▶ Given request
Wherever a line holds the word "this", copy that line out.

▶ Input rows
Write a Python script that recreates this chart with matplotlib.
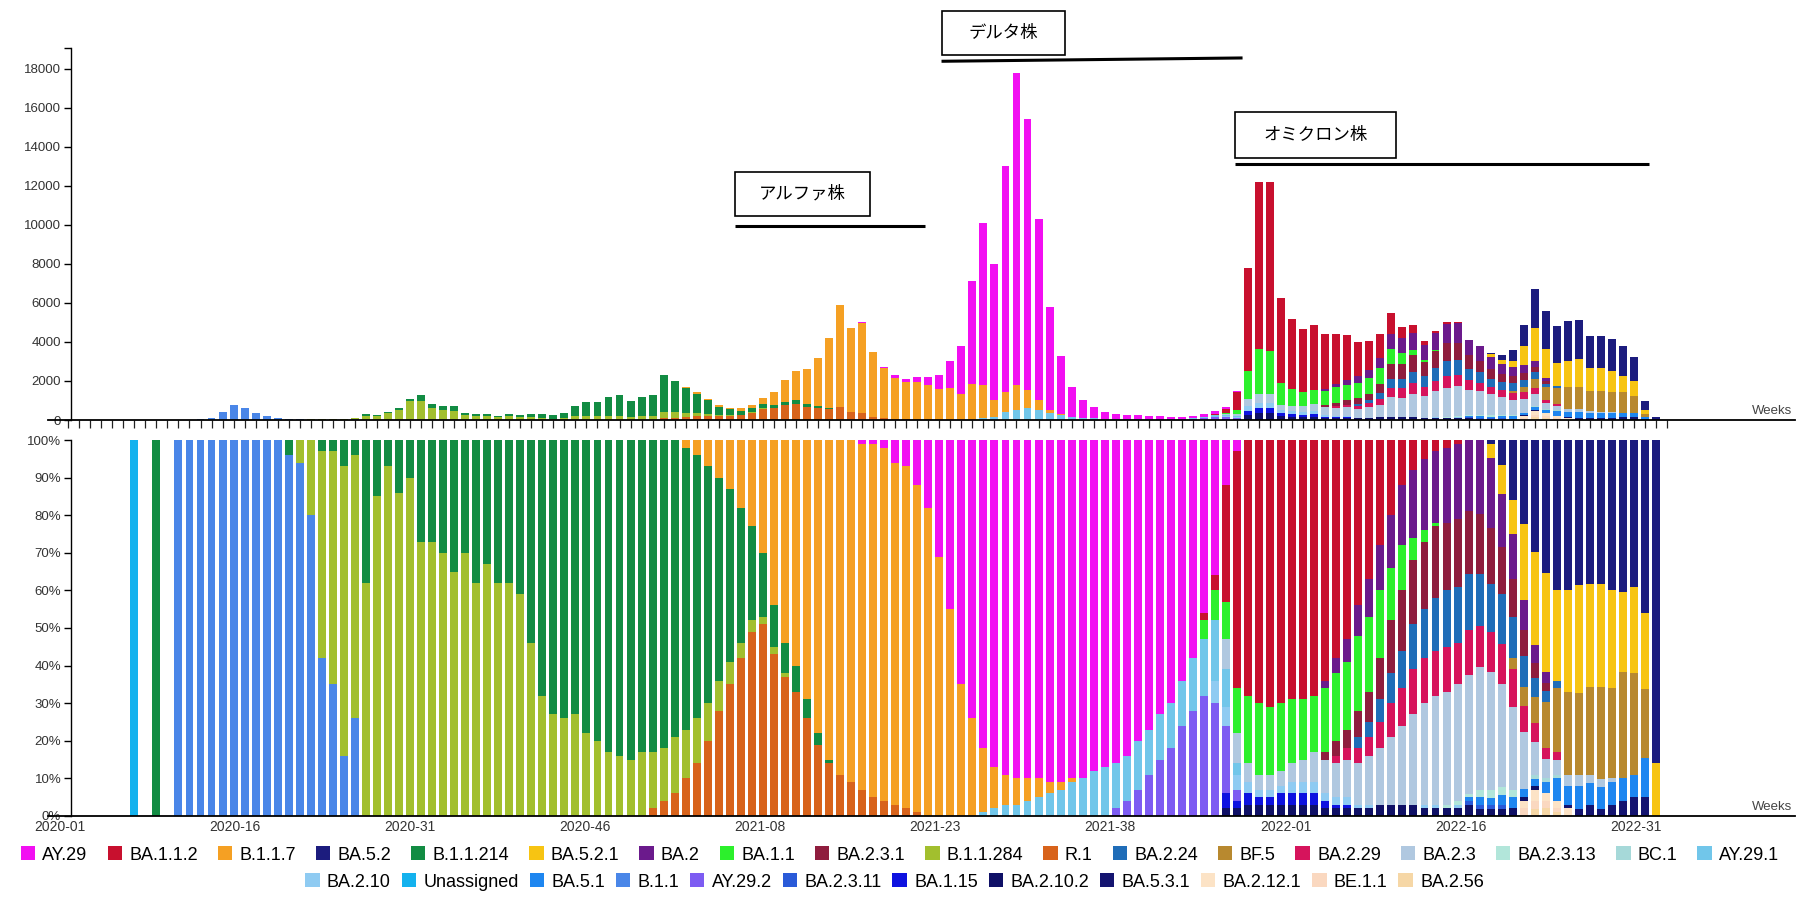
...
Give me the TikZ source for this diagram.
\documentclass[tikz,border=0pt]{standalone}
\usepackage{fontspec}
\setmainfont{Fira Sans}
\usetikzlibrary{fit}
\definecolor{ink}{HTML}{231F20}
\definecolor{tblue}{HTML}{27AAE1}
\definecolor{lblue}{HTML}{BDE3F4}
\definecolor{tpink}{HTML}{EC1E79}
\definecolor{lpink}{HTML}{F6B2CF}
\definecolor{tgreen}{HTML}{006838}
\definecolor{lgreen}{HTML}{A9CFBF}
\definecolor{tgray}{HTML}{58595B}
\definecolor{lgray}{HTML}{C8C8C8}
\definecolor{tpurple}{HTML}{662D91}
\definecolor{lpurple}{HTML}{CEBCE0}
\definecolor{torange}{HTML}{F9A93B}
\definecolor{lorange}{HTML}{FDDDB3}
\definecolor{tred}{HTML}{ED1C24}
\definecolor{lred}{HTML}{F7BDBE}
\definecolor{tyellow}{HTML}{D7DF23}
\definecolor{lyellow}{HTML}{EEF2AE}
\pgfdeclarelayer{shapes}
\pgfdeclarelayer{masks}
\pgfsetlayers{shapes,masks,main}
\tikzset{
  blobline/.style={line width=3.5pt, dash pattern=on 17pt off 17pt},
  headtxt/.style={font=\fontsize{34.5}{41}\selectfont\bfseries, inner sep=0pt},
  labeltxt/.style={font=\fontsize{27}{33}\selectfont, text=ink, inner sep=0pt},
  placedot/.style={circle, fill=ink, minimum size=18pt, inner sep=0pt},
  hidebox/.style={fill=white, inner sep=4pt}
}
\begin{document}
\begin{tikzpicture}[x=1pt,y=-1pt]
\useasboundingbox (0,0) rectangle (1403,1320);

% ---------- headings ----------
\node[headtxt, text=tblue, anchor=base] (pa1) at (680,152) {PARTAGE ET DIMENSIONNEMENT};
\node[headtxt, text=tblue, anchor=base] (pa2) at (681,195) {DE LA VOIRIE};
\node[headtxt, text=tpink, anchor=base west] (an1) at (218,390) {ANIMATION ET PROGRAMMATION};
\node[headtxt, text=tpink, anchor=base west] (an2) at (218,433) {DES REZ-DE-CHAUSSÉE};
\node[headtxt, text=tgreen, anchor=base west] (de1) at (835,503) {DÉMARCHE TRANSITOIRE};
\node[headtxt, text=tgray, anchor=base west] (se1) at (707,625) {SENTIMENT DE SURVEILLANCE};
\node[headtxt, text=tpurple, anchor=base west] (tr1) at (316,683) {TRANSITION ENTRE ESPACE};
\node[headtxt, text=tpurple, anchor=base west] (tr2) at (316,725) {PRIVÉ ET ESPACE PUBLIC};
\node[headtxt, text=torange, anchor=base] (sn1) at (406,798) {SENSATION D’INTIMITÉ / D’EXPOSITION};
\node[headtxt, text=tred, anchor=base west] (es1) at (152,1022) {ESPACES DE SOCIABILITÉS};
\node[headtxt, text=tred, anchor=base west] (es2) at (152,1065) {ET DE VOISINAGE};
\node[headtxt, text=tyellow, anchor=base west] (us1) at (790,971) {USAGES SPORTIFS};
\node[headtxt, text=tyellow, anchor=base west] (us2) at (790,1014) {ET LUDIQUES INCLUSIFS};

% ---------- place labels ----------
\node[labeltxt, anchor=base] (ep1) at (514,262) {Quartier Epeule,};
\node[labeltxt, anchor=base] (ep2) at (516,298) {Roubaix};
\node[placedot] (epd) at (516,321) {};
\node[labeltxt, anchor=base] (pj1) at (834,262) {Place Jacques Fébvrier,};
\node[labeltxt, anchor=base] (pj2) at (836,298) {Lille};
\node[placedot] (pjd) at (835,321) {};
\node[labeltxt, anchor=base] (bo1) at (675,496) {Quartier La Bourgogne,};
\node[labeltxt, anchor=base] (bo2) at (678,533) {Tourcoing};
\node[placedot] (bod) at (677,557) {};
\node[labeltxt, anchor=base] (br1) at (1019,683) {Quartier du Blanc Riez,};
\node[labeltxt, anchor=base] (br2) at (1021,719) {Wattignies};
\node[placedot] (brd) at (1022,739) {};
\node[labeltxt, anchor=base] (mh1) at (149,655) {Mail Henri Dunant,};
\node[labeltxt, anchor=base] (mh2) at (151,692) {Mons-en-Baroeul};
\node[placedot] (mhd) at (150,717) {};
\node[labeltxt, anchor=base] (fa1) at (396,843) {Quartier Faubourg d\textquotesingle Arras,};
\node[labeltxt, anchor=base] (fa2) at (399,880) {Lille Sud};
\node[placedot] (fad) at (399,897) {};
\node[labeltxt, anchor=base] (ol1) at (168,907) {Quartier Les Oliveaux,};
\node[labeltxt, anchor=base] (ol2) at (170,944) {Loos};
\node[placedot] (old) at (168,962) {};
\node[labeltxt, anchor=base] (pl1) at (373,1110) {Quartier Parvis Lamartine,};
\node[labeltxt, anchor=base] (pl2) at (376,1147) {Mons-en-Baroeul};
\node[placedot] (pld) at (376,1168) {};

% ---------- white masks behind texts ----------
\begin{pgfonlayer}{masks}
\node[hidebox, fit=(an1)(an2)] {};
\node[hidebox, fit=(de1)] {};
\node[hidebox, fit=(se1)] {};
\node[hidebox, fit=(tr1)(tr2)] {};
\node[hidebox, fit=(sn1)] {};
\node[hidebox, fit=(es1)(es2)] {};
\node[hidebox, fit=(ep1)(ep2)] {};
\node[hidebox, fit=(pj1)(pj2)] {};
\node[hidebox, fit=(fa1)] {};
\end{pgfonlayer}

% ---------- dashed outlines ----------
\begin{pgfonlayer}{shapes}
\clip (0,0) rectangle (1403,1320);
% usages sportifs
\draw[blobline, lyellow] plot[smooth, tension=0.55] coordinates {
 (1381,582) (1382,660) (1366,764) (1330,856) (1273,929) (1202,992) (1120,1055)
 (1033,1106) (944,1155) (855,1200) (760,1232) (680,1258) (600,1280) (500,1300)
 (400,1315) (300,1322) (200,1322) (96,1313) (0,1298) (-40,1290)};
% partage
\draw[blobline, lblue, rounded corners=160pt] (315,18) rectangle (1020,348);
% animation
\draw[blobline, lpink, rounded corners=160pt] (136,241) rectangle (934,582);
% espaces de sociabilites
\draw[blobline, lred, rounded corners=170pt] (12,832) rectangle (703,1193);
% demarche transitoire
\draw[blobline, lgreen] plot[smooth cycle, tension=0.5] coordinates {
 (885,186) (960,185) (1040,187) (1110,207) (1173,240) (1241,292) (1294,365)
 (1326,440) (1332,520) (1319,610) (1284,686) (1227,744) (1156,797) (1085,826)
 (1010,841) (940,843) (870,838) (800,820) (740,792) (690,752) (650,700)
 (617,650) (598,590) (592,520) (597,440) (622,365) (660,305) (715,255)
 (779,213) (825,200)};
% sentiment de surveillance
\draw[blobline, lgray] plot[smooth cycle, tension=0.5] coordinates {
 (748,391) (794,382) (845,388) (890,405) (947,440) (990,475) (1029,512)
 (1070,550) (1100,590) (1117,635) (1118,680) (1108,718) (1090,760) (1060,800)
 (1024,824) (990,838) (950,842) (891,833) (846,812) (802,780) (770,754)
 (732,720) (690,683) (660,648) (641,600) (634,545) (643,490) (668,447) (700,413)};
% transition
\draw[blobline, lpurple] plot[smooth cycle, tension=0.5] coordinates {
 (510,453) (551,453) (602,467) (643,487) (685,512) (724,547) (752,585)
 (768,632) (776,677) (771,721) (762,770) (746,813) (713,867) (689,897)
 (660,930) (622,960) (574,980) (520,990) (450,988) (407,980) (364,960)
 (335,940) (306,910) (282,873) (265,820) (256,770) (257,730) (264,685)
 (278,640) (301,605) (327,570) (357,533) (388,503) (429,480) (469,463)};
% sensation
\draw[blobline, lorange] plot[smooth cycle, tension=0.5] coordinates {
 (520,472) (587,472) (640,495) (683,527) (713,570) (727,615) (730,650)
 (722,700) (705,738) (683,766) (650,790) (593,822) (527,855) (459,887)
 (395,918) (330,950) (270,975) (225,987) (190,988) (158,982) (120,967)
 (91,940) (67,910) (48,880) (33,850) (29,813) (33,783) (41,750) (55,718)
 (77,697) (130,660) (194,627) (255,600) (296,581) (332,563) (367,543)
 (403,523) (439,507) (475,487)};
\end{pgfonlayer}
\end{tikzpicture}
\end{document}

▶ Solution
Write a Python script that recreates this chart with matplotlib.
Give me the TikZ source for this diagram.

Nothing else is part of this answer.